Fahrenheit 451 by Ray Bradbury
Reviewed by Ruqaiyah Damrah
I have to be honest: I did not want to read Fahrenheit 451. I got it because everyone talks about how important and amazing and genius Ray Bradbury is, and it seemed like I had to read it. But somehow… I couldn’t bring myself to start it. I kept it in a closet for several weeks. I just knew it would be another boring, hard-to-understand “classic” that would require a copy of CliffNotes.
Wow, was I wrong. I finally forced myself to read just a few pages, and I never put the book down until I was done. The book is about Guy Montag, a fireman in a future, distorted society. In his world, though, firemen burn books and the houses of their owners. People are shielded from thinking and the real world. At first, he is very proud of his occupation and takes pleasure in it. But when he meets 17-year old Clarisse McClellan, who takes pleasure in rain, flowers, books, and conversation, he begins to question himself and his society. He realizes that he is not happy at all, and neither is his wife: she is constantly immersed in an interactive television and radio “seashells.” Montag’s society is one that is brainwashed, and he decides he can’t cope anymore. He joins a group of runaway intellectuals and… well, I won’t give away the ending, but it’s pretty shocking.

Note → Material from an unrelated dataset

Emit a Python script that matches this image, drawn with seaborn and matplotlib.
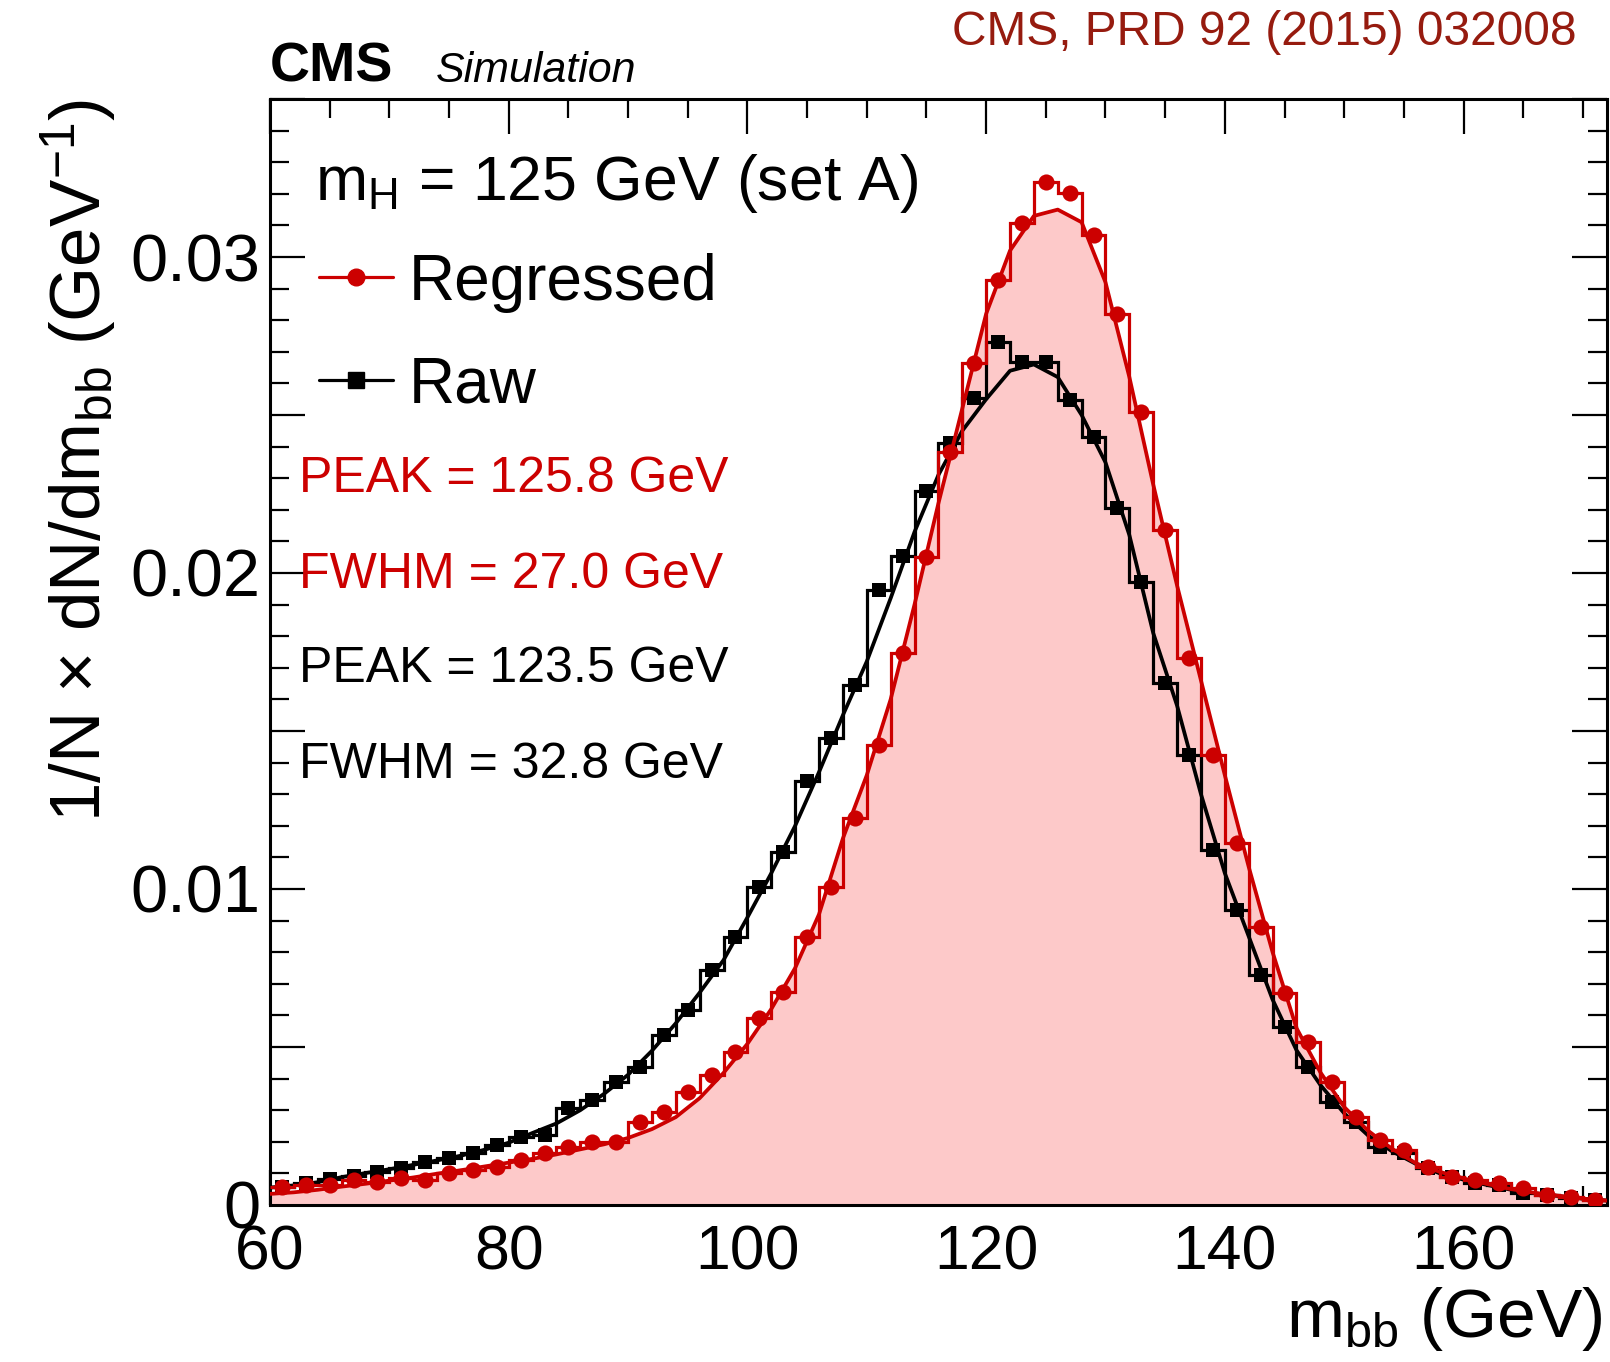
import matplotlib
matplotlib.use("Agg")
import numpy as np
import pandas as pd
import matplotlib.pyplot as plt
import seaborn as sns
from matplotlib.ticker import MultipleLocator, FuncFormatter
from matplotlib.lines import Line2D

sns.set_style("ticks")
plt.rcParams['font.family'] = ['Liberation Sans', 'DejaVu Sans']
plt.rcParams['mathtext.fontset'] = 'custom'
plt.rcParams['mathtext.rm'] = 'Liberation Sans'
plt.rcParams['mathtext.it'] = 'Liberation Sans:italic'
plt.rcParams['mathtext.bf'] = 'Liberation Sans:bold'
plt.rcParams['mathtext.default'] = 'regular'
for k in ['text.color', 'axes.labelcolor', 'xtick.color', 'ytick.color', 'axes.edgecolor']:
    plt.rcParams[k] = 'black'

# ---------------- data ----------------
bin_edges = list(range(60, 174, 2))          # 2 GeV bins, 60..172
bin_centers = [e + 1 for e in bin_edges[:-1]]

regressed = [0.00058, 0.00063, 0.00063, 0.00079, 0.00074, 0.00084, 0.00079, 0.00100, 0.00111, 0.00121,
             0.00142, 0.00164, 0.00185, 0.00200, 0.00200, 0.00264, 0.00295, 0.00359, 0.00411, 0.00485,
             0.00591, 0.00675, 0.00849, 0.01007, 0.01224, 0.01455, 0.01748, 0.02052, 0.02382, 0.02664,
             0.02927, 0.03107, 0.03238, 0.03202, 0.03070, 0.02820, 0.02510, 0.02135, 0.01730, 0.01424,
             0.01145, 0.00881, 0.00670, 0.00517, 0.00390, 0.00279, 0.00206, 0.00174, 0.00121, 0.00090,
             0.00079, 0.00069, 0.00053, 0.00032, 0.00026, 0.00016]

raw = [0.00058, 0.00068, 0.00082, 0.00093, 0.00105, 0.00118, 0.00135, 0.00148, 0.00165, 0.00190,
       0.00216, 0.00222, 0.00306, 0.00332, 0.00390, 0.00438, 0.00538, 0.00617, 0.00744, 0.00849,
       0.01007, 0.01118, 0.01343, 0.01477, 0.01646, 0.01945, 0.02055, 0.02260, 0.02410, 0.02553,
       0.02732, 0.02669, 0.02669, 0.02547, 0.02431, 0.02205, 0.01970, 0.01651, 0.01424, 0.01123,
       0.00934, 0.00728, 0.00564, 0.00438, 0.00327, 0.00264, 0.00185, 0.00164, 0.00116, 0.00090,
       0.00069, 0.00063, 0.00037, 0.00032, 0.00021, 0.00016]

fit_mass = list(range(60, 174, 2))
fit_regressed = [0.00035, 0.00040, 0.00048, 0.00058, 0.00067, 0.00077, 0.00087, 0.00099, 0.00110, 0.00122,
                 0.00134, 0.00146, 0.00160, 0.00176, 0.00192, 0.00212, 0.00240, 0.00278, 0.00338, 0.00418,
                 0.00510, 0.00620, 0.00750, 0.00920, 0.01160, 0.01360, 0.01600, 0.01900, 0.02220, 0.02520,
                 0.02820, 0.03020, 0.03130, 0.03150, 0.03110, 0.02920, 0.02620, 0.02280, 0.01960, 0.01660,
                 0.01360, 0.01070, 0.00800, 0.00560, 0.00420, 0.00310, 0.00235, 0.00178, 0.00132, 0.00105,
                 0.00084, 0.00066, 0.00050, 0.00038, 0.00029, 0.00020, 0.00014]
fit_raw = [0.00055, 0.00062, 0.00072, 0.00088, 0.00101, 0.00113, 0.00127, 0.00141, 0.00156, 0.00175,
           0.00197, 0.00228, 0.00258, 0.00300, 0.00352, 0.00412, 0.00488, 0.00575, 0.00672, 0.00775,
           0.00910, 0.01050, 0.01200, 0.01370, 0.01550, 0.01720, 0.01920, 0.02130, 0.02310, 0.02450,
           0.02550, 0.02640, 0.02660, 0.02620, 0.02500, 0.02350, 0.02120, 0.01810, 0.01580, 0.01300,
           0.01050, 0.00850, 0.00650, 0.00490, 0.00380, 0.00290, 0.00220, 0.00170, 0.00130, 0.00100,
           0.00080, 0.00063, 0.00048, 0.00037, 0.00028, 0.00020, 0.00014]

series_labels = ["Regressed", "Raw"]
stats_text = ["PEAK = 125.8 GeV", "FWHM = 27.0 GeV", "PEAK = 123.5 GeV", "FWHM = 32.8 GeV"]

# ---------------- style ----------------
RED = "#cc0000"
PINK = "#fdc9c9"
BLACK = "#000000"
CITE = "#961b0f"

hist_df = pd.DataFrame({"m": bin_centers, "regressed": regressed, "raw": raw})
fit_df = pd.DataFrame({"m": fit_mass, "regressed": fit_regressed, "raw": fit_raw})

fig = plt.figure(figsize=(16.10, 13.62), dpi=100)
ax = fig.add_axes([0.1677, 0.1153, 0.8303, 0.812])

# pink fill under the regressed fit
ax.fill_between(fit_df["m"], fit_df["regressed"], 0, color=PINK, lw=0, zorder=1)

# raw (black)
ax.stairs(raw, bin_edges, color=BLACK, lw=2.3, baseline=None, zorder=3)
sns.lineplot(data=fit_df, x="m", y="raw", color=BLACK, lw=2.7, ax=ax, zorder=4)
sns.scatterplot(data=hist_df, x="m", y="raw", color=BLACK, marker="s", s=115,
                linewidth=0, ax=ax, zorder=5)

# regressed (red)
ax.stairs(regressed, bin_edges, color=RED, lw=2.3, baseline=None, zorder=6)
sns.lineplot(data=fit_df, x="m", y="regressed", color=RED, lw=2.7, ax=ax, zorder=7)
sns.scatterplot(data=hist_df, x="m", y="regressed", color=RED, marker="o", s=135,
                linewidth=0, ax=ax, zorder=8)

ax.set_xlim(60, 172)
ax.set_ylim(0, 0.035)

ax.xaxis.set_major_locator(MultipleLocator(20))
ax.xaxis.set_minor_locator(MultipleLocator(5))
ax.yaxis.set_major_locator(MultipleLocator(0.005))
ax.yaxis.set_minor_locator(MultipleLocator(0.001))


def yfmt(v, pos):
    k = v / 0.01
    if abs(k - round(k)) > 1e-6:
        return ""
    if abs(v) < 1e-9:
        return "0"
    return f"{v:.2f}"


ax.yaxis.set_major_formatter(FuncFormatter(yfmt))
ax.tick_params(which="both", direction="in", top=True, right=True, width=1.6, colors="black")
ax.tick_params(which="major", length=25)
ax.tick_params(which="minor", length=14)
ax.tick_params(axis="x", which="major", labelsize=45, pad=13)
ax.tick_params(axis="y", which="major", labelsize=48, pad=7)
for s in ax.spines.values():
    s.set_linewidth(2.2)
    s.set_color("black")
    s.set_visible(True)

ax.set_xlabel("m$_{bb}$ (GeV)", fontsize=50, loc="right")
ax.xaxis.set_label_coords(0.997, -0.072)
ax.set_ylabel("1/N × dN/dm$_{bb}$ (GeV$^{-1}$)", fontsize=51, loc="top")
ax.yaxis.set_label_coords(-0.113, 1.0)

# header texts
fig.text(0.1677, 0.9398, "CMS", fontsize=40, fontweight="bold", ha="left", va="baseline")
fig.text(0.2708, 0.9398, "Simulation", fontsize=31, fontstyle="italic", ha="left", va="baseline")
fig.text(0.9795, 0.9669, "CMS, PRD 92 (2015) 032008", fontsize=34.5, color=CITE,
         ha="right", va="baseline")

# in-plot texts
ax.text(0.0337, 0.9087, "m$_{H}$ = 125 GeV (set A)", transform=ax.transAxes,
        fontsize=45, ha="left", va="baseline")

handles = [Line2D([], [], color=RED, marker="o", markersize=12, lw=2.3),
           Line2D([], [], color=BLACK, marker="s", markersize=11, lw=2.3)]
ax.legend(handles, series_labels, loc="upper left", bbox_to_anchor=(0.037, 0.861),
          frameon=False, fontsize=46, handlelength=1.15, handletextpad=0.25,
          labelspacing=0.67, borderaxespad=0, borderpad=0)

stat_colors = [RED, RED, BLACK, BLACK]
stat_y = [0.6447, 0.5579, 0.4729, 0.3861]
for t, c, y in zip(stats_text, stat_colors, stat_y):
    ax.text(0.0217, y, t, transform=ax.transAxes, fontsize=36, color=c,
            ha="left", va="baseline")

fig.savefig("out.png", dpi=100)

What really awes me about this book is the level of foresight and deep thinking that went into it. My jaw was literally hanging by the end, and it wasn’t just from the plot. The book had ignited a fire within me. I simply couldn’t believe that such power could radiate from one short novel. For days afterwards, Fahrenheit 451 kept me thinking about what really creates a civilization and what destroys it, the similarity between Montag’s world and our own, and how utterly terrifying the end of free thought can be. Ray Bradbury is a true visionary, and he has created a story that should serve as a blaring alarm call for every society.
The Book Thief by Markus Zusak
Reviewed by Kayla Martin
Think you don't like historical fiction? Think again! This book is sad and amazing at the same time. It’s about a young girl named Liesel. Liesel's brother died and her mother left her, and she was adopted by a mysterious man named Hans and his wife named Rosa. One night Hans noticed that Liesel cannot read nor write so Hans taught her. Once Hans thought she was ready to go to school she was placed into a younger class of students just learning their alphabet. Liesel lived with her family for several years. One day her family decided to hide a Jewish man from the Nazis, which put them in a lot of danger. Later on in September Germany invaded Poland, starting World War ll. This was a difficult time for everyone, and Liesel learned and grew so much through language. So can you by reading this amazing book.

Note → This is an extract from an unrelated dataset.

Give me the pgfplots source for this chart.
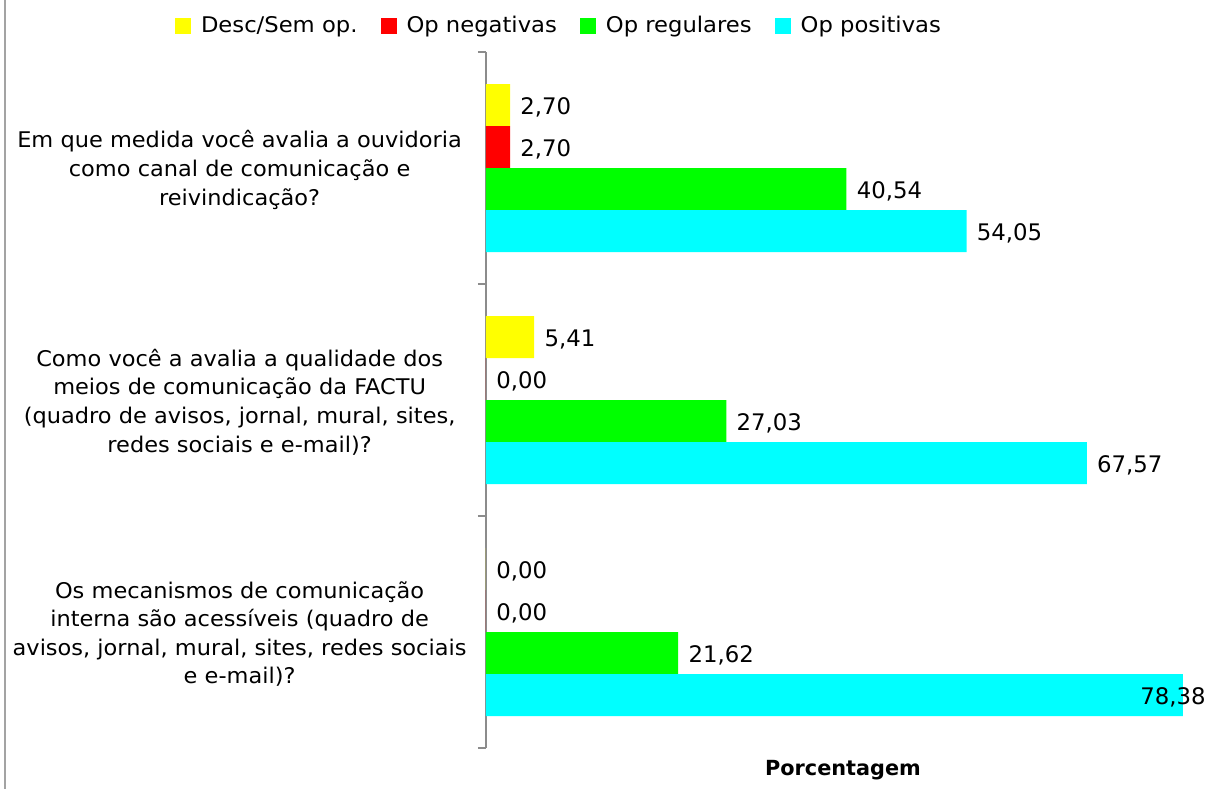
\documentclass[border=0pt]{standalone}
\usepackage{pgfplots}
\pgfplotsset{compat=1.18}
\usepackage{fontspec}
\setmainfont{DejaVu Sans}
\newfontfamily\catfont[FakeStretch=1.04]{DejaVu Sans}
\newfontfamily\legfont[FakeStretch=1.05]{DejaVu Sans}
\definecolor{cY}{HTML}{FFFF00}
\definecolor{cR}{HTML}{FF0000}
\definecolor{cG}{HTML}{00FF00}
\definecolor{cC}{HTML}{00FFFF}
\definecolor{axgray}{HTML}{8C8C8C}
\begin{document}
\begin{tikzpicture}
\useasboundingbox (0,0) rectangle (605.5pt,-394.5pt);
\draw[axgray!80, line width=0.7pt] (2.5pt,0) -- (2.5pt,-394.5pt);
\begin{axis}[
  at={(243pt,-374pt)}, anchor=south west,
  scale only axis, width=357pt, height=348pt,
  xbar, bar width=0.181,
  xmin=0, xmax=80.3,
  ymin=-0.5, ymax=2.5, y dir=reverse,
  ytick={0,1,2},
  yticklabels={
    {Em que medida você avalia a ouvidoria\\como canal de comunicação e\\reivindicação?},
    {Como você a avalia a qualidade dos\\meios de comunicação da FACTU\\(quadro de avisos, jornal, mural, sites,\\redes sociais e e-mail)?},
    {Os mecanismos de comunicação\\interna são acessíveis (quadro de\\avisos, jornal, mural, sites, redes sociais\\e e-mail)?}},
  yticklabel style={font=\catfont\fontsize{10.8}{14.3}\selectfont, align=center, text width=228pt, inner xsep=0pt, xshift=-9pt, yshift=-1pt},
  minor ytick={-0.5,0.5,1.5,2.5},
  major tick length=0pt, minor tick length=4pt, tick align=outside,
  minor tick style={axgray, line width=0.7pt},
  xtick=\empty,
  axis lines*=left,
  axis line style={-},
  y axis line style={axgray, line width=0.7pt},
  x axis line style={draw=none},
  xlabel={\textbf{Porcentagem}},
  xlabel style={font=\fontsize{10.4}{12}\selectfont, at={(axis description cs:0.5,0)}, anchor=center, yshift=-11pt},
  point meta=x,
  nodes near coords={\pgfmathprintnumber[fixed,fixed zerofill,precision=2,use comma,assume math mode=true]{\pgfplotspointmeta}},
  nodes near coords align={horizontal},
  every node near coord/.append style={font=\fontsize{11.4}{13}\selectfont, black, anchor=west, inner xsep=0pt, xshift=5pt, yshift=-1.2pt},
  legend columns=4,
  legend style={at={(0.1036,1.037)}, anchor=center, draw=none, fill=none,
    font=\legfont\fontsize{10.8}{12}\selectfont,
    /tikz/every even column/.append style={column sep=9.5pt}},
  legend image code/.code={\fill[#1] (0pt,-4pt) rectangle (8pt,4pt); \path (11pt,0pt);},
]
\addplot[draw=none, fill=cY, bar shift=-0.2715] coordinates {(2.70,0) (5.41,1) (0.00,2)};
\addplot[draw=none, fill=cR, bar shift=-0.0905] coordinates {(2.70,0) (0.00,1) (0.00,2)};
\addplot[draw=none, fill=cG, bar shift=0.0905] coordinates {(40.54,0) (27.03,1) (21.62,2)};
\addplot[draw=none, fill=cC, bar shift=0.2715,
  visualization depends on={value \thisrow{anc} \as \anc},
  visualization depends on={\thisrow{sh} \as \sh},
  every node near coord/.append style={anchor=\anc, xshift=\sh pt}]
  table[x=x, y=y] {
x y anc sh
54.05 0 west 0
67.57 1 west 0
78.38 2 east 6.5
};
\legend{Desc/Sem op., Op negativas, Op regulares, Op positivas}
\end{axis}
\end{tikzpicture}
\end{document}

This book can teach you things you probably did not know about, like about the Nazis or World War II. I loved that Hans taught her how to read and write and to me, I felt amazed. This book is sad and it makes me angry in a way. because I can just think about it and picture how many people died and what a bloodbath it was. All of those innocent people died for no reason. Liesel lost her loved ones and I have no idea what I would do it I lost my loved ones.
The movie adaptation of the book is also amazing. I saw the movie first because my mom loves the story and she thought it would be good for us to watch it. That is why I was so interested to read this book. One reason I like the book better than the movie is that it gives more information about how things were in Molching, Germany and it took place between 1939 and 1943. One thing I like this book is that it tells more information it makes it even sadder. The reason is because it is very interesting and that after you read the book and watch it you will understand what is happening in the movie. I also like the movie because you can think of the book and just picture what is happening. Overall The Book Thief was amazing. I would recommend this book and movie to everyone!
Little Women by Louisa May Alcott
Reviewed by Afnaan Damrah
This all-time favorite classic book is one of my favorites! I honestly didn’t want to read it in the beginning, because of how thick the book was: about 750 pages. But once I ran out of books to read and saw that Little Women was the only book available, I gave it a shot and I couldn’t put it down. I found a spot on a couch and finished reading the entire thing in one day. I didn’t even get a drink of water during that time. That’s how good it was.
Little Women is written with love, sadness, and at times hate. This book tells the tale of four young sisters: Meg, Josephine, Beth, and Amy. It starts when they are very young and follows them through their lives until adulthood. What really attracted me to this book was each of the four girl’s personalities. Personally my favorite character in this book is Josephine, or Jo as she likes to be called. What I love about her is that she is very selfless and carefree and craves adventure and action. Overall, all the four girls are very selfless in their own unique way. Beth basically lives for her family. She has a deadly sickness, and she desires nothing for herself and wishes nothing for her future. Amy, the “baby” of the family is vain and dainty, yet smart and fierce. Meg, the oldest, is caring, sweet, and lady-like.
I loved Little Women because it was fun to read about the daily lives and adventures of girls in a different time period. Reading it made me very happy and joyful, and at other times very sad and remorseful. Sometimes I got very angry or agitated at some of the characters for doing something stupid or bad. Overall, it was a very heart-warming book and it showed me the deep love each sister had for each other. I think everyone should read this book.